_Exercise_
Restate each line word for word. Leave out every picture.

__________________________________________________

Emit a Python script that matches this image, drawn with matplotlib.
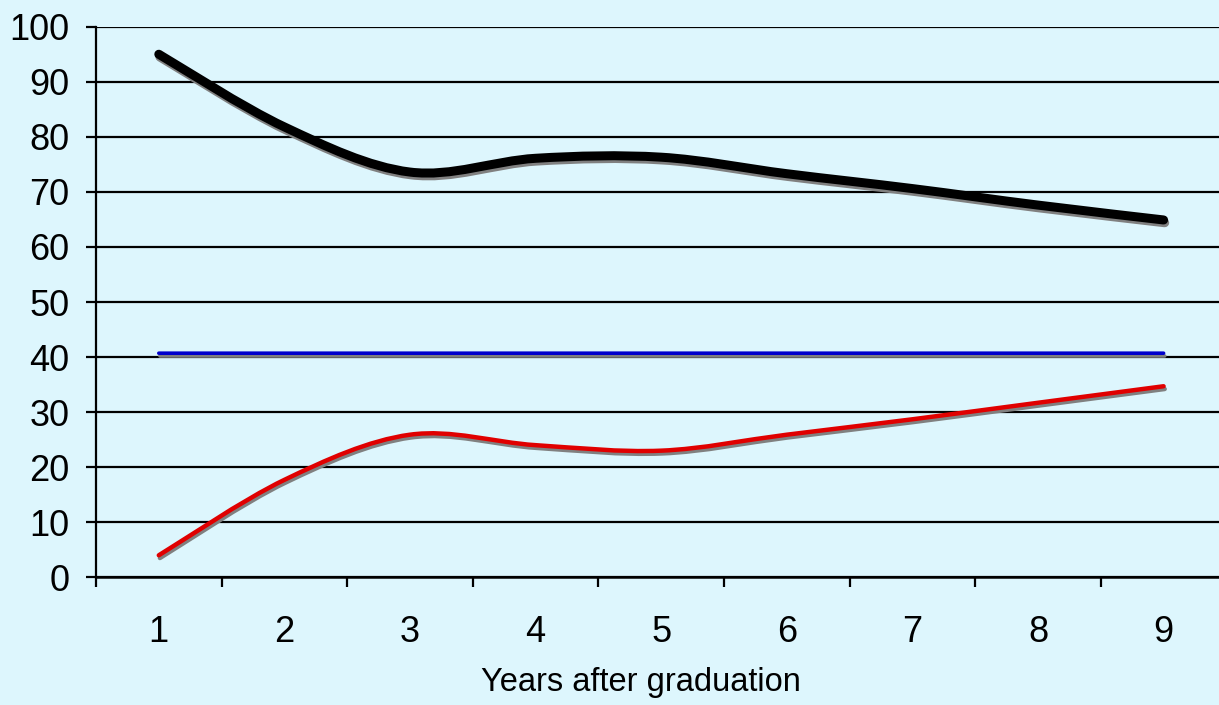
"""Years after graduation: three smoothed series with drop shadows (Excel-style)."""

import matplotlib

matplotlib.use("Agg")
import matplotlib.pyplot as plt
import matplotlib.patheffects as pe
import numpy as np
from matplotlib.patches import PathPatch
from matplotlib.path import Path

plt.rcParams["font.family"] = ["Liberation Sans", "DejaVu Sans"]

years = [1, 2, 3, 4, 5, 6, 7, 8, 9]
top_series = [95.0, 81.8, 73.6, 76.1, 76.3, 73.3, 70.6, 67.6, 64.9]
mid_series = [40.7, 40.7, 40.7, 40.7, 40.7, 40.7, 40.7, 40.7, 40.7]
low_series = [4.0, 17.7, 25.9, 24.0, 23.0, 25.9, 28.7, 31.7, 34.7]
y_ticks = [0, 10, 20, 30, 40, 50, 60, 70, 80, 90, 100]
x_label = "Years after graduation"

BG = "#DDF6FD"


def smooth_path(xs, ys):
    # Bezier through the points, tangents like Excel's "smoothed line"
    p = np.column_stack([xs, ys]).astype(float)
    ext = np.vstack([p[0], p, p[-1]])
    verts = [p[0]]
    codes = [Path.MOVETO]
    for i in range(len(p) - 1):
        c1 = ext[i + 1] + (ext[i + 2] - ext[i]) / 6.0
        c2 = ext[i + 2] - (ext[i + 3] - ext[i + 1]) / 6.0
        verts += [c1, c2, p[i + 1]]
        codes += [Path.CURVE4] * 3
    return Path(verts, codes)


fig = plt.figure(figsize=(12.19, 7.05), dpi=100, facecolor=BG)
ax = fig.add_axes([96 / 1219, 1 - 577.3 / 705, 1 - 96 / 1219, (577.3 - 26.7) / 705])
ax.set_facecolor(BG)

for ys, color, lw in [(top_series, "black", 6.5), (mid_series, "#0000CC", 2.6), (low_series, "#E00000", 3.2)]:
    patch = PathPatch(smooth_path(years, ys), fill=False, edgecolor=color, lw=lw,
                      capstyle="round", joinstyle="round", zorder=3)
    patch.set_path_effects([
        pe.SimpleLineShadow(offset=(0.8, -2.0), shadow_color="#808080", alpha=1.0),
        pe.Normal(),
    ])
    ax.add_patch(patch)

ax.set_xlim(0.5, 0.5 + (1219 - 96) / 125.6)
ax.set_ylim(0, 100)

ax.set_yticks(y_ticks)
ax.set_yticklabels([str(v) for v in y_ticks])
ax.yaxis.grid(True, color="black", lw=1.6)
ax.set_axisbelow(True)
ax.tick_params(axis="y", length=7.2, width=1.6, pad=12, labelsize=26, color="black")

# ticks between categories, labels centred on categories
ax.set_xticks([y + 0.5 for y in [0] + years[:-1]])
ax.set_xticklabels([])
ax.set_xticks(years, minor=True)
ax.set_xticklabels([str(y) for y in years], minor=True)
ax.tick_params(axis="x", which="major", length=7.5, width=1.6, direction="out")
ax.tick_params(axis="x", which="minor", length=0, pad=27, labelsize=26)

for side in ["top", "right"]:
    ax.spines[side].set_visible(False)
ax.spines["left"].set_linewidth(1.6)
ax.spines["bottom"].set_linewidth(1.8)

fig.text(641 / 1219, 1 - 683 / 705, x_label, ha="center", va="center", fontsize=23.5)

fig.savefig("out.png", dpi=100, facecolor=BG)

__________________________________________________

_Final result_
Emit a Python script that matches this image, drawn with matplotlib.
"""Years after graduation: three smoothed series with drop shadows (Excel-style)."""

import matplotlib

matplotlib.use("Agg")
import matplotlib.pyplot as plt
import matplotlib.patheffects as pe
import numpy as np
from matplotlib.patches import PathPatch
from matplotlib.path import Path

plt.rcParams["font.family"] = ["Liberation Sans", "DejaVu Sans"]

years = [1, 2, 3, 4, 5, 6, 7, 8, 9]
top_series = [95.0, 81.8, 73.6, 76.1, 76.3, 73.3, 70.6, 67.6, 64.9]
mid_series = [40.7, 40.7, 40.7, 40.7, 40.7, 40.7, 40.7, 40.7, 40.7]
low_series = [4.0, 17.7, 25.9, 24.0, 23.0, 25.9, 28.7, 31.7, 34.7]
y_ticks = [0, 10, 20, 30, 40, 50, 60, 70, 80, 90, 100]
x_label = "Years after graduation"

BG = "#DDF6FD"


def smooth_path(xs, ys):
    # Bezier through the points, tangents like Excel's "smoothed line"
    p = np.column_stack([xs, ys]).astype(float)
    ext = np.vstack([p[0], p, p[-1]])
    verts = [p[0]]
    codes = [Path.MOVETO]
    for i in range(len(p) - 1):
        c1 = ext[i + 1] + (ext[i + 2] - ext[i]) / 6.0
        c2 = ext[i + 2] - (ext[i + 3] - ext[i + 1]) / 6.0
        verts += [c1, c2, p[i + 1]]
        codes += [Path.CURVE4] * 3
    return Path(verts, codes)


fig = plt.figure(figsize=(12.19, 7.05), dpi=100, facecolor=BG)
ax = fig.add_axes([96 / 1219, 1 - 577.3 / 705, 1 - 96 / 1219, (577.3 - 26.7) / 705])
ax.set_facecolor(BG)

for ys, color, lw in [(top_series, "black", 6.5), (mid_series, "#0000CC", 2.6), (low_series, "#E00000", 3.2)]:
    patch = PathPatch(smooth_path(years, ys), fill=False, edgecolor=color, lw=lw,
                      capstyle="round", joinstyle="round", zorder=3)
    patch.set_path_effects([
        pe.SimpleLineShadow(offset=(0.8, -2.0), shadow_color="#808080", alpha=1.0),
        pe.Normal(),
    ])
    ax.add_patch(patch)

ax.set_xlim(0.5, 0.5 + (1219 - 96) / 125.6)
ax.set_ylim(0, 100)

ax.set_yticks(y_ticks)
ax.set_yticklabels([str(v) for v in y_ticks])
ax.yaxis.grid(True, color="black", lw=1.6)
ax.set_axisbelow(True)
ax.tick_params(axis="y", length=7.2, width=1.6, pad=12, labelsize=26, color="black")

# ticks between categories, labels centred on categories
ax.set_xticks([y + 0.5 for y in [0] + years[:-1]])
ax.set_xticklabels([])
ax.set_xticks(years, minor=True)
ax.set_xticklabels([str(y) for y in years], minor=True)
ax.tick_params(axis="x", which="major", length=7.5, width=1.6, direction="out")
ax.tick_params(axis="x", which="minor", length=0, pad=27, labelsize=26)

for side in ["top", "right"]:
    ax.spines[side].set_visible(False)
ax.spines["left"].set_linewidth(1.6)
ax.spines["bottom"].set_linewidth(1.8)

fig.text(641 / 1219, 1 - 683 / 705, x_label, ha="center", va="center", fontsize=23.5)

fig.savefig("out.png", dpi=100, facecolor=BG)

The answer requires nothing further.